═══ THE INPUT

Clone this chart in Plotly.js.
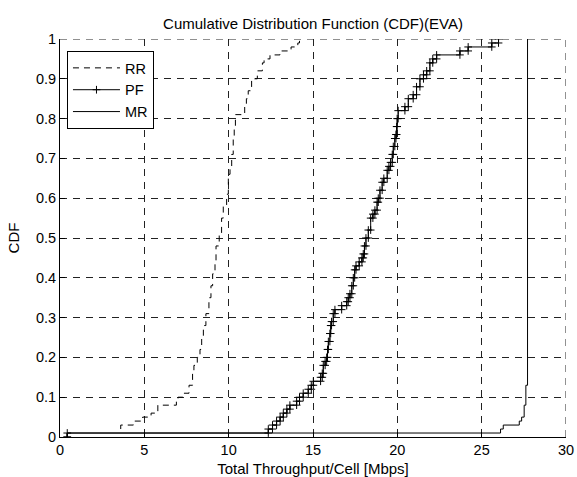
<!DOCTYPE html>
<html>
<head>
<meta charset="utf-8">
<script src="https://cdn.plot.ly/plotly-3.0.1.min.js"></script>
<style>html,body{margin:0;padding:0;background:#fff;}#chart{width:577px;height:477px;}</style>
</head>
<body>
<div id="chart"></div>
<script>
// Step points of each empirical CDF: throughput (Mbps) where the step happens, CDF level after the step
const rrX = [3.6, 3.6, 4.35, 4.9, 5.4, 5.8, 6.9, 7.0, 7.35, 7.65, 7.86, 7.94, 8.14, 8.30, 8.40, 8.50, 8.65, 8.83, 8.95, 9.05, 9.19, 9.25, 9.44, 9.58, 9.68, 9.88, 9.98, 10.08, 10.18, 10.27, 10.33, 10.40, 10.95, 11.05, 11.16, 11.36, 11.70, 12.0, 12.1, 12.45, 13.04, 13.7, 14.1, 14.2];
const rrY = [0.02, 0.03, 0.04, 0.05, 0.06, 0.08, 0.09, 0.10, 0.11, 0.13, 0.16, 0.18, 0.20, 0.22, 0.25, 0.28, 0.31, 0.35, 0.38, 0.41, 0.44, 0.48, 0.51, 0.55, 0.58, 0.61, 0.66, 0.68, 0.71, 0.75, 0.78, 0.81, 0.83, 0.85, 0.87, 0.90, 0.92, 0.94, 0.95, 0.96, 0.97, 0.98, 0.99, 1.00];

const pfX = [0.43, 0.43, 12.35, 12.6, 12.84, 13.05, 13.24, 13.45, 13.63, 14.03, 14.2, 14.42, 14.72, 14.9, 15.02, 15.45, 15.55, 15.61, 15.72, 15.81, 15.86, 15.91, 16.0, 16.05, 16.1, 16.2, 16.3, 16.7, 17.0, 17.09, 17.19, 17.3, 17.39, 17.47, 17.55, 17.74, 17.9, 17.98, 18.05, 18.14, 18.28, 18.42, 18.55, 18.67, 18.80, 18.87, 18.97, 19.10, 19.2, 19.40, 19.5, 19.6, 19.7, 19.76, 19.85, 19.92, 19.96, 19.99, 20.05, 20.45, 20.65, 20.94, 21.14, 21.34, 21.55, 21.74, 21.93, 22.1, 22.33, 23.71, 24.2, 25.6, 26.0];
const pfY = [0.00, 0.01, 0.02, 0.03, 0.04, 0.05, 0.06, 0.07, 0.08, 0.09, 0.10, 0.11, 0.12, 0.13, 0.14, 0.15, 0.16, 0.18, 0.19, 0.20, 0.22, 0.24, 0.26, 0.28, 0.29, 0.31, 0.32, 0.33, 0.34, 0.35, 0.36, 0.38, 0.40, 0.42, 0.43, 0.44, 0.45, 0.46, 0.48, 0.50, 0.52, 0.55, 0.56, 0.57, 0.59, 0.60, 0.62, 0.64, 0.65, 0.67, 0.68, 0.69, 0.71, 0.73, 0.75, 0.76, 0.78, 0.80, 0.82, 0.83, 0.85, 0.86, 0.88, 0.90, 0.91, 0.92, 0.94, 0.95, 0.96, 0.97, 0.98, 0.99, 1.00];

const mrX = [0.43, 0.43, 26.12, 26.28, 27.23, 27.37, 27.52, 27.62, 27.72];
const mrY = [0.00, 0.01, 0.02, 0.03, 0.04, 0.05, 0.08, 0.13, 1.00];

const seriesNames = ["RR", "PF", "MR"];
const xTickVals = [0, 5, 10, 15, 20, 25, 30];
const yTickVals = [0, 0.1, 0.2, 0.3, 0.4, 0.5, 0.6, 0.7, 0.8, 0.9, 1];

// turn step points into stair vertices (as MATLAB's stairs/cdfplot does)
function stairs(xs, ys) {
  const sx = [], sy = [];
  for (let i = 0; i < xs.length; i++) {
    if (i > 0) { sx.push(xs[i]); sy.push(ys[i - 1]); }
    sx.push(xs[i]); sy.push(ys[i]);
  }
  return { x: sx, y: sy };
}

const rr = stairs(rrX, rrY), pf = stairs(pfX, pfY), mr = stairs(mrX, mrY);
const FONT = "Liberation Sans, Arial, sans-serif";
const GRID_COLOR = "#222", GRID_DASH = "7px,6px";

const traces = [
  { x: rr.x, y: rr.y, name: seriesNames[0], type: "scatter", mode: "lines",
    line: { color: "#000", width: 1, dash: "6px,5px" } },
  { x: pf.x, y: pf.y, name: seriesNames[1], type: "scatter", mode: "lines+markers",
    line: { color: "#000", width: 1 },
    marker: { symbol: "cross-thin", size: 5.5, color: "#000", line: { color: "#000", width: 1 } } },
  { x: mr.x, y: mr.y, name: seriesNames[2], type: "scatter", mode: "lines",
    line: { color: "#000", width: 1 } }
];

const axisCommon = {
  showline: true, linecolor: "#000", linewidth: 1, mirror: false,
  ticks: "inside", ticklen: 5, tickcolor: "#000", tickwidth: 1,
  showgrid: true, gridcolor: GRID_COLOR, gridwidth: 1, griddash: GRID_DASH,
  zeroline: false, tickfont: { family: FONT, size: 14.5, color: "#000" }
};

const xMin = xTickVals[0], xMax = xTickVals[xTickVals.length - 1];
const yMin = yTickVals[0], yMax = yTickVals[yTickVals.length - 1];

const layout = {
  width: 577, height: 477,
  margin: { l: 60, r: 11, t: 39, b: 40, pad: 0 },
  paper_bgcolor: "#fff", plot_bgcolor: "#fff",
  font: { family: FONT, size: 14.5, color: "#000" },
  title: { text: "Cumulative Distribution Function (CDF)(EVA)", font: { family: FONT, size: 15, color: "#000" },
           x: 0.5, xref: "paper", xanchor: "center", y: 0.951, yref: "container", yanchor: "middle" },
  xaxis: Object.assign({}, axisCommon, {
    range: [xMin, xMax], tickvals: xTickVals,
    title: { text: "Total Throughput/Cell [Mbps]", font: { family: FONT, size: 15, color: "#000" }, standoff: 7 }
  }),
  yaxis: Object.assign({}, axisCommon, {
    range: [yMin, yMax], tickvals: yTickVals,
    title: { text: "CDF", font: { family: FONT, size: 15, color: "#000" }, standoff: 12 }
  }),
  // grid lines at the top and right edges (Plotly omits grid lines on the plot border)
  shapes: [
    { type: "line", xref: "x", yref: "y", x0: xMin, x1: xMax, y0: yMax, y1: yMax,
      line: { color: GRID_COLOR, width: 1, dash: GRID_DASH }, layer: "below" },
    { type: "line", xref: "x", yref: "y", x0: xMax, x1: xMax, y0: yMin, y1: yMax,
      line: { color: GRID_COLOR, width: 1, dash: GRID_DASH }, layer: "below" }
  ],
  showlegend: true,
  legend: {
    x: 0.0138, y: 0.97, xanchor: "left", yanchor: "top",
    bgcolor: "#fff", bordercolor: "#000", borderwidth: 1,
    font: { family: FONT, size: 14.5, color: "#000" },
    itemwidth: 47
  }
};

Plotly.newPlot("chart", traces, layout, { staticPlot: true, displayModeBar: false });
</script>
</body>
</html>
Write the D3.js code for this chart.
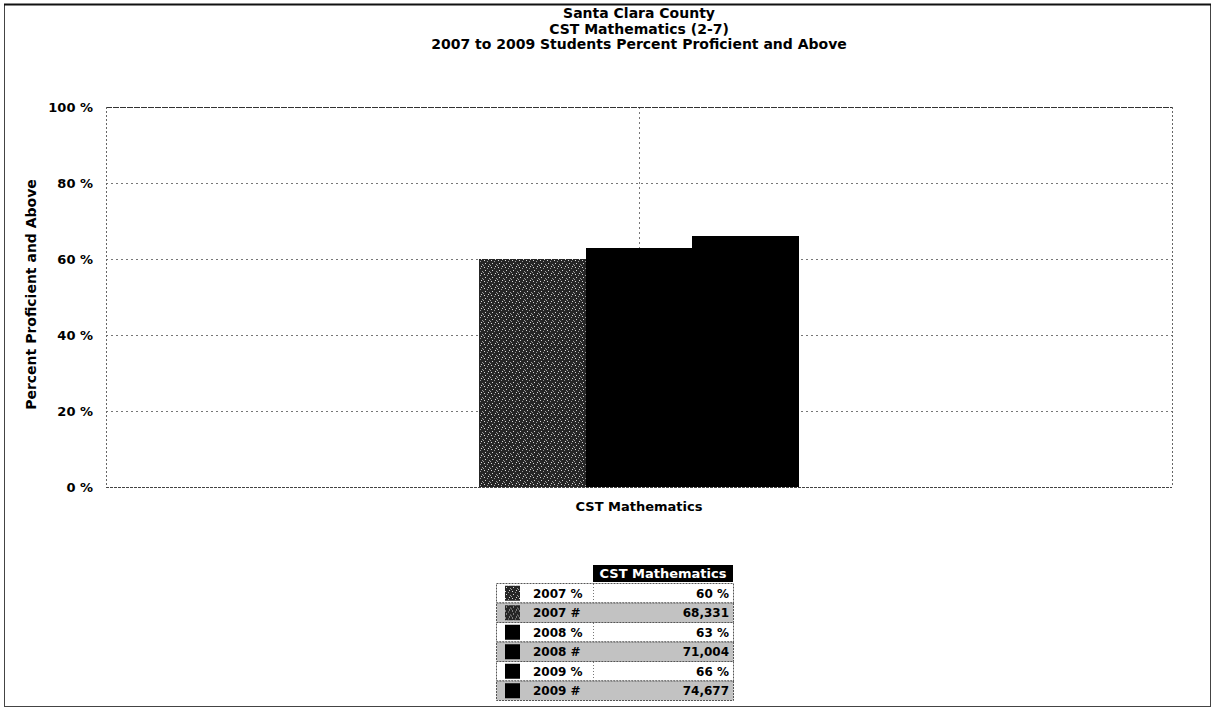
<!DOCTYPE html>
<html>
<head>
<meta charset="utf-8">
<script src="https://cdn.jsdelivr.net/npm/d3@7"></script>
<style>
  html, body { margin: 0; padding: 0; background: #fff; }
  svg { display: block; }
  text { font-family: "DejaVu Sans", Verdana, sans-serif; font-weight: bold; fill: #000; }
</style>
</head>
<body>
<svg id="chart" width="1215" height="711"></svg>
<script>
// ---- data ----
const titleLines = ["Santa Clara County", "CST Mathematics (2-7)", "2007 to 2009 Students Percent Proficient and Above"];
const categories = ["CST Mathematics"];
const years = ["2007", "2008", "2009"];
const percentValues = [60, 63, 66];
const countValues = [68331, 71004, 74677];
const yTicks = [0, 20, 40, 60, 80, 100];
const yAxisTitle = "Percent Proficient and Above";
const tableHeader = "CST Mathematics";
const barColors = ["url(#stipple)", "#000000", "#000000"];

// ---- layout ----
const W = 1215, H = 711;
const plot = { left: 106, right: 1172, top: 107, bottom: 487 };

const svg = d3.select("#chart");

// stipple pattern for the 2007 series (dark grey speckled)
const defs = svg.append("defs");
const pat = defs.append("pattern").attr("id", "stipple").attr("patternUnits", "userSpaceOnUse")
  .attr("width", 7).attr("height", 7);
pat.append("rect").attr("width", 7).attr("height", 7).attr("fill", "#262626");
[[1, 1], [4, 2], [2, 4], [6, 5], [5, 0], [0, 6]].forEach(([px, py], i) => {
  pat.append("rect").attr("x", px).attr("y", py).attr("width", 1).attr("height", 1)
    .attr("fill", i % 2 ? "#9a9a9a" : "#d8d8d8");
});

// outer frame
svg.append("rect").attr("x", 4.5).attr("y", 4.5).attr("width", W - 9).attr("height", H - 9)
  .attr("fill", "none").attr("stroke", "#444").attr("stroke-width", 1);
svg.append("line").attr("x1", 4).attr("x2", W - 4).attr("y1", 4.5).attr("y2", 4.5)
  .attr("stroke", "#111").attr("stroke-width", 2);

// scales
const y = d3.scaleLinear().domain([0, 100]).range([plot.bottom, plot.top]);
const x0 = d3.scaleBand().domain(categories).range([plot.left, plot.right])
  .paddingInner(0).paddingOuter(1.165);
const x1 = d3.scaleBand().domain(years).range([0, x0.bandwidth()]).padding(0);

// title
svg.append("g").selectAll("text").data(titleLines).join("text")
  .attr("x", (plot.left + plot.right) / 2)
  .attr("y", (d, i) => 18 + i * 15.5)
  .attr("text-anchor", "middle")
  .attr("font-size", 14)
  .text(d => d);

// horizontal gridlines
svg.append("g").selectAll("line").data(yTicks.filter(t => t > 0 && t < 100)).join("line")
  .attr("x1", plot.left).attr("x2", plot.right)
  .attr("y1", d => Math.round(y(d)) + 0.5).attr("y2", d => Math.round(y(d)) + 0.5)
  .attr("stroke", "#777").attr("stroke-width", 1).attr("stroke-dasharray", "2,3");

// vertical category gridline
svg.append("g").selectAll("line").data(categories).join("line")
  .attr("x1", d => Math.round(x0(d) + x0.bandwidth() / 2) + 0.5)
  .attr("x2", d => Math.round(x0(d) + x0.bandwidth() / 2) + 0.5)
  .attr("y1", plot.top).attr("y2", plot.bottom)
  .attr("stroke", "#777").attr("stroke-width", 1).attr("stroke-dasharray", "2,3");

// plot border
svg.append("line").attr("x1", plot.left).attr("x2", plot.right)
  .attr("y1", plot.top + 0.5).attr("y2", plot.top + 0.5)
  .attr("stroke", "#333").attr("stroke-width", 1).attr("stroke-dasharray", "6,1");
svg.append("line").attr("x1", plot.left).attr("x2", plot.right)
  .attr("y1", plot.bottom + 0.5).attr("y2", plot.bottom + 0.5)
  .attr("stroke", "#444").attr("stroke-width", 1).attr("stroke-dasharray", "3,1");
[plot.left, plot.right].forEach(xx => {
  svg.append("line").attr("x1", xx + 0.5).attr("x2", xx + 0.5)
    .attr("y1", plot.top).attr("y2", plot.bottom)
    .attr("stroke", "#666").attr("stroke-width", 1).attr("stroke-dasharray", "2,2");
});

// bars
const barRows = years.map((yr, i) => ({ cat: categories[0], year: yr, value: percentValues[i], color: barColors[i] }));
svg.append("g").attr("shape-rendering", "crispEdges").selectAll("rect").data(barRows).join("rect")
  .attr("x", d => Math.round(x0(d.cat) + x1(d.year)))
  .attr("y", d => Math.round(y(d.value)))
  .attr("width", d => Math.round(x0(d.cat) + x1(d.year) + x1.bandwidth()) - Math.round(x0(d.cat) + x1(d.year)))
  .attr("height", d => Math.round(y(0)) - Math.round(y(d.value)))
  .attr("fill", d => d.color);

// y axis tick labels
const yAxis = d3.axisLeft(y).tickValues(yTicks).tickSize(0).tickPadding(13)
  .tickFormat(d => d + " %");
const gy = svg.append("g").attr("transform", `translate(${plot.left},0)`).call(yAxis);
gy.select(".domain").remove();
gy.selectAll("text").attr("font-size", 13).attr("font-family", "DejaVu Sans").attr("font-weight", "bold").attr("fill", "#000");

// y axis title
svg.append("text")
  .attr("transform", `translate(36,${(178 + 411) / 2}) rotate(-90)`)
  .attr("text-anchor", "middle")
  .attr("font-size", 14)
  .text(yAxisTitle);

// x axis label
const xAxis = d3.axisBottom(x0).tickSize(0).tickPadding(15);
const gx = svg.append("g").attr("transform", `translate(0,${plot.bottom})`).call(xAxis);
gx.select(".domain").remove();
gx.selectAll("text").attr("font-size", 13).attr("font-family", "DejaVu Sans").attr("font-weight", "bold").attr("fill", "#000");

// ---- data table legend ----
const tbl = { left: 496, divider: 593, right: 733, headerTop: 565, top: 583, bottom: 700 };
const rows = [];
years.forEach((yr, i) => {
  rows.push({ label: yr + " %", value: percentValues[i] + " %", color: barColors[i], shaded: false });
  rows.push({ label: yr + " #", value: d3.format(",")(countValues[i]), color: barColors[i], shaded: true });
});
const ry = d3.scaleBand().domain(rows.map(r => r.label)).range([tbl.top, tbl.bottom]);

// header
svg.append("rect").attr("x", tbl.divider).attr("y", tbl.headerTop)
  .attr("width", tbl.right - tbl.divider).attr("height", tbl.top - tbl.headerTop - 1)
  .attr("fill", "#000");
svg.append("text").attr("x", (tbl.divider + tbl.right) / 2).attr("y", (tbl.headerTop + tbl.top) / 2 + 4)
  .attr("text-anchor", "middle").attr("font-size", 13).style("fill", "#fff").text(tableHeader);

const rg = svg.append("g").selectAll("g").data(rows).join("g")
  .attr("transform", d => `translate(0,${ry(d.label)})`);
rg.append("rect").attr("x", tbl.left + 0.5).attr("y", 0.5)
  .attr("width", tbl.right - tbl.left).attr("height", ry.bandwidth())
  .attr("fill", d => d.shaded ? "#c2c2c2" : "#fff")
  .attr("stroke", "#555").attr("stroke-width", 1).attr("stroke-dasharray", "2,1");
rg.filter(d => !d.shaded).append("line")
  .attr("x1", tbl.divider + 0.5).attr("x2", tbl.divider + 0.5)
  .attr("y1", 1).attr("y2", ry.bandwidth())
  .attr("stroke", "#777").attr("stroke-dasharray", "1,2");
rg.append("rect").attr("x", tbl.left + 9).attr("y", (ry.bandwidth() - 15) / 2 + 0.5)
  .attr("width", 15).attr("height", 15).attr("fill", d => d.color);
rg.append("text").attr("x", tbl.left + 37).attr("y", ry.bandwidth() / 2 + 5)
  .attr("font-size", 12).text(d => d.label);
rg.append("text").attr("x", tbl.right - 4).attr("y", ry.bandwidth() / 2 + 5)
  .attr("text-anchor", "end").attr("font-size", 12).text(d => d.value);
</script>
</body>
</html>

══════

[DO THIS]:
Look through the entries above for the word "chart". Copy every line where it shows up.

[COMPLETED EXERCISE]:
Clone this chart in Plotly.js.
<style>html,body{margin:0;padding:0;background:#fff;}#chart{width:577px;height:477px;}</style>
<div id="chart"></div>
Plotly.newPlot("chart", traces, layout, { staticPlot: true, displayModeBar: false });
Write the D3.js code for this chart.
<svg id="chart" width="1215" height="711"></svg>
const svg = d3.select("#chart");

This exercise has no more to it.